> **Written exercise**
Retype every line from the start of the data down to and including the line with "Chart.register(...registerables);". Skip the pictures.

> **Data segment**
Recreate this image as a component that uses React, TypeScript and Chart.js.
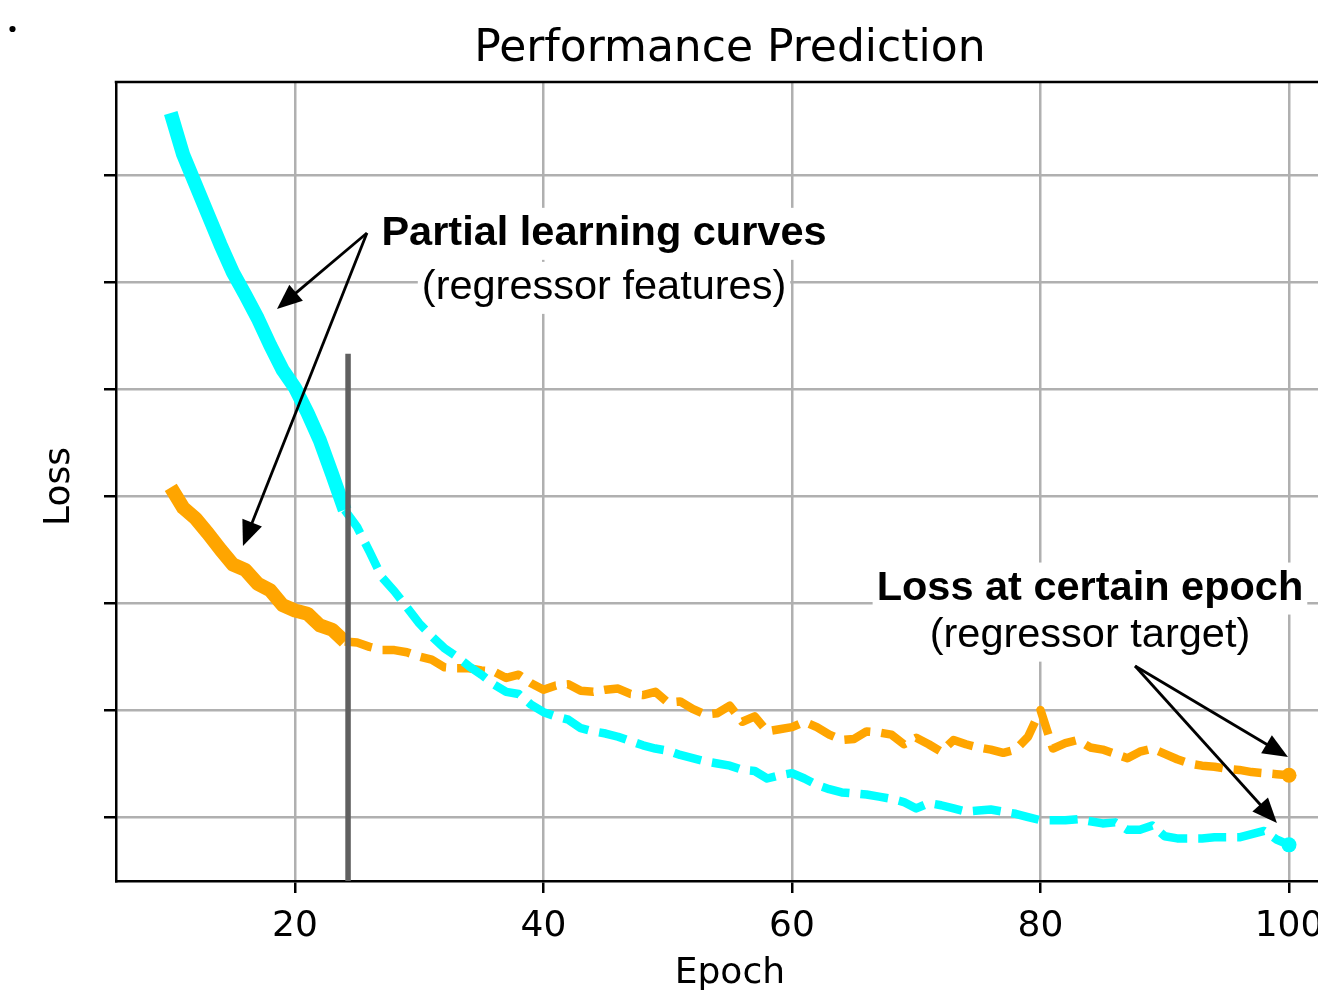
import React, { useEffect, useRef } from "react";
import { Chart, registerables } from "chart.js";

Chart.register(...registerables);

// ---------- data ----------
const partialEpochs = [10, 11, 12, 13, 14, 15, 16, 17, 18, 19, 20, 21, 22, 23, 24];
const laterEpochs = [
  24, 25, 26, 27, 28, 29, 30, 31, 32, 33, 34, 35, 36, 37, 38, 39, 40, 41, 42, 43,
  44, 45, 46, 47, 48, 49, 50, 51, 52, 53, 54, 55, 56, 57, 58, 59, 60, 61, 62, 63,
  64, 65, 66, 67, 68, 69, 70, 71, 72, 73, 74, 75, 76, 77, 78, 79, 80, 81, 82, 83,
  84, 85, 86, 87, 88, 89, 90, 91, 92, 93, 94, 95, 96, 97, 98, 99, 100,
];

const cyanPartial = [7.58, 7.19, 6.91, 6.63, 6.35, 6.09, 5.88, 5.66, 5.41, 5.18, 5.01, 4.78, 4.52, 4.2, 3.87];
const cyanLater = [
  3.87, 3.71, 3.48, 3.24, 3.11, 2.96, 2.81, 2.69, 2.58, 2.5,
  2.41, 2.33, 2.24, 2.17, 2.15, 2.05, 1.98, 1.94, 1.91, 1.83,
  1.8, 1.78, 1.75, 1.71, 1.67, 1.64, 1.62, 1.58, 1.55, 1.52,
  1.5, 1.48, 1.44, 1.43, 1.36, 1.39, 1.41, 1.36, 1.3, 1.26,
  1.23, 1.22, 1.21, 1.19, 1.17, 1.14, 1.08, 1.13, 1.11, 1.08,
  1.05, 1.06, 1.07, 1.05, 1.03, 1.0, 0.97, 0.97, 0.97, 0.98,
  0.96, 0.94, 0.95, 0.88, 0.88, 0.92, 0.82, 0.8, 0.8, 0.8,
  0.81, 0.81, 0.81, 0.84, 0.87, 0.79, 0.74,
];

const orangePartial = [4.08, 3.89, 3.79, 3.65, 3.5, 3.36, 3.31, 3.18, 3.12, 2.98, 2.93, 2.9, 2.79, 2.75, 2.64];
const orangeLater = [
  2.64, 2.63, 2.59, 2.56, 2.56, 2.54, 2.5, 2.47, 2.4, 2.39,
  2.39, 2.37, 2.36, 2.3, 2.33, 2.25, 2.19, 2.23, 2.24, 2.18,
  2.17, 2.19, 2.2, 2.15, 2.14, 2.17, 2.07, 2.08, 2.01, 1.96,
  1.97, 2.04, 1.89, 1.94, 1.8, 1.82, 1.84, 1.89, 1.84, 1.77,
  1.72, 1.73, 1.8, 1.79, 1.77, 1.68, 1.74, 1.68, 1.61, 1.72,
  1.68, 1.65, 1.63, 1.6, 1.63, 1.75, 2.0, 1.64, 1.69, 1.72,
  1.65, 1.63, 1.59, 1.55, 1.61, 1.64, 1.59, 1.54, 1.5, 1.48,
  1.47, 1.45, 1.44, 1.42, 1.41, 1.4, 1.39,
];

const xTickValues = [20, 40, 60, 80, 100];
const yTickValues = [1, 2, 3, 4, 5, 6, 7];

const titleText = "Performance Prediction";
const xLabel = "Epoch";
const yLabel = "Loss";

const cutoffEpoch = 24.27;
const cutoffTop = 5.33;

const noteFeatures = { bold: "Partial learning curves", sub: "(regressor features)", x: 44.87, yBold: 6.45, ySub: 5.945 };
const noteFeaturesArrowFrom = [25.79, 6.458];
const noteFeaturesArrowTo = [[18.55, 5.748], [15.81, 3.533]];

const noteTarget = { bold: "Loss at certain epoch", sub: "(regressor target)", x: 83.98, yBold: 3.135, ySub: 2.695 };
const noteTargetArrowFrom = [87.61, 2.411];
const noteTargetArrowTo = [[99.92, 1.561], [99.03, 0.944]];

const titleCenterEpoch = 55.0;

// ---------- layout helpers ----------
const CYAN = "#00ffff";
const ORANGE = "#ffa500";
const CANVAS_W = 1400;
const CANVAS_H = 1001;
// target pixel positions of the 20 and 100 epoch gridlines
const PX20 = 295;
const PX100 = 1289;

function pts(xs: number[], ys: number[]) {
  return xs.map((x, i) => ({ x, y: ys[i] }));
}

function drawArrow(ctx: CanvasRenderingContext2D, x0: number, y0: number, x1: number, y1: number) {
  const ang = Math.atan2(y1 - y0, x1 - x0);
  const hl = 25;
  const hw = 10.5;
  const c = Math.cos(ang);
  const s = Math.sin(ang);
  const bx = x1 - hl * c;
  const by = y1 - hl * s;
  ctx.strokeStyle = "#000";
  ctx.fillStyle = "#000";
  ctx.lineWidth = 2.8;
  ctx.beginPath();
  ctx.moveTo(x0, y0);
  ctx.lineTo(bx + 2 * c, by + 2 * s);
  ctx.stroke();
  ctx.beginPath();
  ctx.moveTo(x1, y1);
  ctx.lineTo(bx - hw * s, by + hw * c);
  ctx.lineTo(bx + hw * s, by - hw * c);
  ctx.closePath();
  ctx.fill();
}

function drawBoxedText(ctx: CanvasRenderingContext2D, text: string, px: number, py: number, font: string) {
  ctx.font = font;
  const w = ctx.measureText(text).width;
  ctx.fillStyle = "#fff";
  ctx.fillRect(px - w / 2 - 4, py - 26, w + 8, 52);
  ctx.fillStyle = "#000";
  ctx.textAlign = "center";
  ctx.textBaseline = "middle";
  ctx.fillText(text, px, py);
}

const overlayPlugin = {
  id: "overlay",
  afterDatasetsDraw(chart: any) {
    const { ctx, chartArea } = chart;
    const xs = chart.scales.x;
    const ys = chart.scales.y;
    ctx.save();

    // cutoff vertical line
    const cx = xs.getPixelForValue(cutoffEpoch);
    ctx.strokeStyle = "#606060";
    ctx.lineWidth = 5.5;
    ctx.beginPath();
    ctx.moveTo(cx, ys.getPixelForValue(cutoffTop));
    ctx.lineTo(cx, chartArea.bottom);
    ctx.stroke();

    // frame top + right
    ctx.strokeStyle = "#000";
    ctx.lineWidth = 2.5;
    ctx.beginPath();
    ctx.moveTo(chartArea.left - 1.25, chartArea.top);
    ctx.lineTo(chartArea.right, chartArea.top);
    ctx.lineTo(chartArea.right, chartArea.bottom);
    ctx.stroke();

    // arrows
    const groups: [number[], number[][]][] = [
      [noteFeaturesArrowFrom, noteFeaturesArrowTo],
      [noteTargetArrowFrom, noteTargetArrowTo],
    ];
    for (const [from, tos] of groups) {
      const fx = xs.getPixelForValue(from[0]);
      const fy = ys.getPixelForValue(from[1]);
      for (const t of tos) {
        drawArrow(ctx, fx, fy, xs.getPixelForValue(t[0]), ys.getPixelForValue(t[1]));
      }
    }

    // annotation texts
    for (const n of [noteFeatures, noteTarget]) {
      const px = xs.getPixelForValue(n.x);
      drawBoxedText(ctx, n.bold, px, ys.getPixelForValue(n.yBold), 'bold 41.5px "Liberation Sans", Arial, sans-serif');
      drawBoxedText(ctx, n.sub, px, ys.getPixelForValue(n.ySub), '41.5px "Liberation Sans", Arial, sans-serif');
    }

    const midX = xs.getPixelForValue(titleCenterEpoch);

    // title
    ctx.fillStyle = "#000";
    ctx.font = '44px "DejaVu Sans"';
    ctx.textAlign = "center";
    ctx.textBaseline = "middle";
    ctx.fillText(titleText, midX, 50);

    // axis titles
    ctx.font = '36px "DejaVu Sans"';
    ctx.fillText(xLabel, midX, 974);
    ctx.save();
    ctx.translate(60, (chartArea.top + chartArea.bottom) / 2 + 5);
    ctx.rotate(-Math.PI / 2);
    ctx.fillText(yLabel, 0, 0);
    ctx.restore();

    // stray dot
    ctx.beginPath();
    ctx.arc(12.5, 29, 3.1, 0, Math.PI * 2);
    ctx.fill();

    ctx.restore();
  },
};

export default function App() {
  const canvasRef = useRef<HTMLCanvasElement | null>(null);

  useEffect(() => {
    const canvas = canvasRef.current;
    if (!canvas) return;
    const lastIdx = laterEpochs.length - 1;
    const chart: any = new Chart(canvas, {
      type: "line",
      data: {
        datasets: [
          {
            data: pts(laterEpochs, cyanLater),
            borderColor: CYAN,
            backgroundColor: CYAN,
            borderWidth: 8.5,
            borderDash: [28, 11],
            borderCapStyle: "butt",
            borderJoinStyle: "round",
            pointRadius: (c: any) => (c.dataIndex === lastIdx ? 7.5 : 0),
            pointBorderWidth: 0,
            pointBackgroundColor: CYAN,
            fill: false,
            tension: 0,
          },
          {
            data: pts(laterEpochs, orangeLater),
            borderColor: ORANGE,
            backgroundColor: ORANGE,
            borderWidth: 8.5,
            borderDash: [28, 11],
            borderCapStyle: "butt",
            borderJoinStyle: "round",
            pointRadius: (c: any) => (c.dataIndex === lastIdx ? 7.5 : 0),
            pointBorderWidth: 0,
            pointBackgroundColor: ORANGE,
            fill: false,
            tension: 0,
          },
          {
            data: pts(partialEpochs, cyanPartial),
            borderColor: CYAN,
            borderWidth: 14,
            borderCapStyle: "butt",
            borderJoinStyle: "round",
            pointRadius: 0,
            fill: false,
            tension: 0,
          },
          {
            data: pts(partialEpochs, orangePartial),
            borderColor: ORANGE,
            borderWidth: 14,
            borderCapStyle: "butt",
            borderJoinStyle: "round",
            pointRadius: 0,
            fill: false,
            tension: 0,
          },
        ],
      },
      options: {
        responsive: false,
        animation: false,
        devicePixelRatio: 1,
        events: [],
        layout: { autoPadding: false, padding: { top: 82, left: 0, right: 0, bottom: 0 } },
        plugins: {
          legend: { display: false },
          tooltip: { enabled: false },
          title: { display: false },
        },
        scales: {
          x: {
            type: "linear",
            min: 5.59,
            max: 108.5,
            afterBuildTicks: (s: any) => {
              s.ticks = xTickValues.map((v) => ({ value: v }));
            },
            afterFit: (s: any) => {
              s.height = 120;
              s.paddingLeft = 0;
              s.paddingRight = 0;
            },
            grid: {
              color: "#b0b0b0",
              lineWidth: 2.5,
              drawTicks: true,
              tickLength: 12,
              tickColor: "#000",
              tickWidth: 2.5,
            },
            border: { display: true, color: "#000", width: 2.5 },
            ticks: {
              color: "#000",
              padding: 12,
              font: { family: "DejaVu Sans", size: 36 },
              maxRotation: 0,
              autoSkip: false,
              callback: (v: any) => String(v),
            },
            title: { display: false },
          },
          y: {
            type: "linear",
            min: 0.402,
            max: 7.869,
            afterBuildTicks: (s: any) => {
              s.ticks = yTickValues.map((v) => ({ value: v }));
            },
            afterFit: (s: any) => {
              s.width = 116;
              s.paddingTop = 0;
              s.paddingBottom = 0;
            },
            grid: {
              color: "#b0b0b0",
              lineWidth: 2.5,
              drawTicks: true,
              tickLength: 12,
              tickColor: "#000",
              tickWidth: 2.5,
            },
            border: { display: true, color: "#000", width: 2.5 },
            ticks: { display: false },
            title: { display: false },
          },
        },
      },
      plugins: [overlayPlugin],
    } as any);

    // calibrate the x range so the 20/100 gridlines land where the reference has them
    const area = chart.chartArea;
    const k = (PX100 - PX20) / (xTickValues[4] - xTickValues[0]);
    const xmin = xTickValues[0] - (PX20 - area.left) / k;
    const xmax = xmin + (area.right - area.left) / k;
    chart.options.scales.x.min = xmin;
    chart.options.scales.x.max = xmax;
    chart.update();

    return () => chart.destroy();
  }, []);

  return (
    <div
      style={{
        position: "absolute",
        left: 0,
        top: 0,
        width: 1318,
        height: 1001,
        overflow: "hidden",
        background: "#fff",
      }}
    >
      <div style={{ width: CANVAS_W, height: CANVAS_H }}>
        <canvas
          ref={canvasRef}
          width={CANVAS_W}
          height={CANVAS_H}
          style={{ display: "block", width: CANVAS_W, height: CANVAS_H }}
        />
      </div>
    </div>
  );
}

> **Full output**
Recreate this image as a component that uses React, TypeScript and Chart.js.
import React, { useEffect, useRef } from "react";
import { Chart, registerables } from "chart.js";

Chart.register(...registerables);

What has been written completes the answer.